Date: Fri, 04 Jun 2010 19:36:37 +0200

Bruno Haible wrote:
>> Have you considered distributing xz-compressed tarballs for gettext?
>> They would be about half the size of the gzip-compressed ones:
>
> True, but it would need 50% more disk space on the ftp server and each
> of its mirrors.

Disk space it not the issue.  As you say, it is very inexpensive, now.
However, network bandwidth is not.

> Then, it requires educating the users about what kind of file this is
> and with which tools they should unpack it:

Users already know ;-)
Some tools now distribute *only* xz-compressed tarballs,
and virtually no one complained or even asked questions.

>   - The 'file' command from not too long ago does not know about this format:
>     $ file gettext-0.18.1.*

Some tools/vendors lag (but it works for me in F13).
IMHO that's no reason not to use it.

>     gettext-0.18.1.tar.gz: gzip compressed data, from Unix, last modified: 
> Fri Jun  4 15:02:42 2010, max compression
>     gettext-0.18.1.tar.xz: data
>
>   - The 'tar' program knows about this format only since version 1.22.

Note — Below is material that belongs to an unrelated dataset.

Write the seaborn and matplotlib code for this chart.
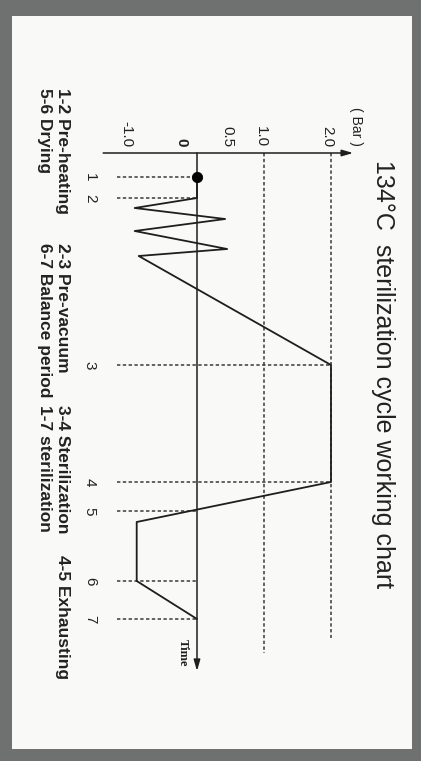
import matplotlib
matplotlib.use("Agg")
import matplotlib.pyplot as plt
import seaborn as sns
import pandas as pd
from matplotlib.patches import Rectangle

sns.set_theme(style="white")
plt.rcParams["font.family"] = ["Liberation Sans", "DejaVu Sans"]

# pressure (bar) along the cycle, time in arbitrary units
cycle_time = [2.4, 4.5, 5.5, 6.6, 7.8, 9.6, 10.3, 21.2, 32.9, 36.9, 42.8, 46.6]
cycle_pressure = [0.0, 0.0, -0.93, 0.42, -0.93, 0.45, -0.87, 2.0, 2.0, -0.9, -0.9, 0.0]

# numbered stage markers
stage_labels = ["1", "2", "3", "4", "5", "6", "7"]
stage_time = [2.4, 4.5, 21.2, 32.9, 35.8, 42.8, 46.6]
stage_pressure = [0.0, 0.0, 2.0, 2.0, 0.0, 0.0, 0.0]

tick_values = [2.0, 1.0, 0.5, 0.0, -1.0]
tick_labels = ["2.0", "1.0", "0.5", "0", "-1.0"]

ref_pressure = [1.0, 2.0]
ref_end_time = [50.0, 48.5]

legend_row1 = ["1-2 Pre-heating", "2-3 Pre-vacuum", "3-4 Sterilization", "4-5 Exhausting"]
legend_row2 = ["5-6 Drying", "6-7 Balance period", "1-7 sterilization"]

df = pd.DataFrame({"time": cycle_time, "pressure": cycle_pressure})

W, H = 421, 761
fig = plt.figure(figsize=(W / 100, H / 100), dpi=100)
fig.patch.set_facecolor("#6f7070")
ax = fig.add_axes([0, 0, 1, 1])
ax.set_facecolor("none")
ax.add_patch(Rectangle((12 / W, 1 - 749 / H), 400 / W, 733 / H,
                       transform=ax.transAxes, facecolor="#f9f9f8",
                       edgecolor="none", zorder=-10))
ax.set_xlim(-197 / 67, 224 / 67)
ax.set_ylim(60.8, -15.3)
ax.axis("off")

ink = "#1e1e1e"
dash = (0, (2.2, 1.6))

# reference lines at 1.0 and 2.0 bar
for p, t_end in zip(ref_pressure, ref_end_time):
    ax.plot([p, p], [0, t_end], color="#3a3a3a", lw=1.1, linestyle=dash)

# stage marker lines
for t, p in zip(stage_time, stage_pressure):
    ax.plot([-1.2, p], [t, t], color="#3a3a3a", lw=1.1, linestyle=dash)

# axes with arrows
ax.annotate("", xy=(2.33, 0), xytext=(-1.4, 0),
            arrowprops=dict(arrowstyle="-|>,head_length=0.55,head_width=0.16",
                            color=ink, lw=1.1, shrinkA=0, shrinkB=0))
ax.annotate("", xy=(0, 51.8), xytext=(0, 0),
            arrowprops=dict(arrowstyle="-|>,head_length=0.55,head_width=0.16",
                            color=ink, lw=1.1, shrinkA=0, shrinkB=0))

sns.lineplot(data=df, x="pressure", y="time", sort=False, estimator=None,
             color=ink, lw=1.3, ax=ax)
sns.scatterplot(x=[stage_pressure[0]], y=[stage_time[0]], s=55, color="black",
                edgecolor="black", ax=ax, zorder=5)

for v, lab in zip(tick_values, tick_labels):
    is_zero = lab == "0"
    ax.text(v - (0.24 if is_zero else 0.05), -0.6, lab, rotation=-90, ha="center",
            va="bottom", fontsize=11, color="#222222",
            fontweight="bold" if is_zero else "normal")
ax.text(2.38, -0.7, "( Bar )", rotation=-90, ha="center", va="bottom", fontsize=10,
        color="#222222")

for t, lab in zip(stage_time, stage_labels):
    ax.text(-1.6, t, lab, rotation=-90, ha="center", va="center", fontsize=11,
            color="#222222")

ax.text(-0.22, 50.0, "Time", rotation=-90, ha="center", va="center", fontsize=9,
        fontweight="bold", family=["Liberation Serif", "DejaVu Serif"], color=ink)

fig.text(383 / W, 1 - 160 / H, "134°C  sterilization cycle working chart",
         rotation=-90, ha="center", va="top", fontsize=18, color="#222222")

col_y = [88, 243, 405, 555]
for i, item in enumerate(legend_row1):
    fig.text(62 / W, 1 - col_y[i] / H, item, rotation=-90, ha="center", va="top",
             fontsize=12.5, fontweight="bold", color="#222222")
for i, item in enumerate(legend_row2):
    fig.text(44 / W, 1 - col_y[i] / H, item, rotation=-90, ha="center", va="top",
             fontsize=12.5, fontweight="bold", color="#222222")

fig.savefig("out.png", dpi=100)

While using tar to perform decompression is handy, it's not required.
Those with tar-1.21 (1.5 years old) or older can do this to decompress:

  xz -dc gettext-0.18.1.tar.xz | tar xf -

> The benefit would be marginal:
>   - You get 500 GB disks for about $ 100 or less nowadays.
>   - Most users have a bandwidth of 100 KB/sec or more. It does not really
>     matter whether a file arrives in 150 sec or 75 sec.

A user may not care, but the owner of the system from which hundreds
of users are downloading may appreciate the difference in bandwidth.

>   - Disk and network hardware is now frequently used for movies, which
>     has file sizes starting at 10 MB and going up to 5 GB.
>   - Distributors are free to repack the tarballs (in fact, Mandriva used
>     .bz2 for everything some time ago).

.bz2 is inferior.  Many distros now use LZMA (xz's format) to compress
the payload in .rpm and .deb files.

If it's what you want, just say "I don't want to use xz".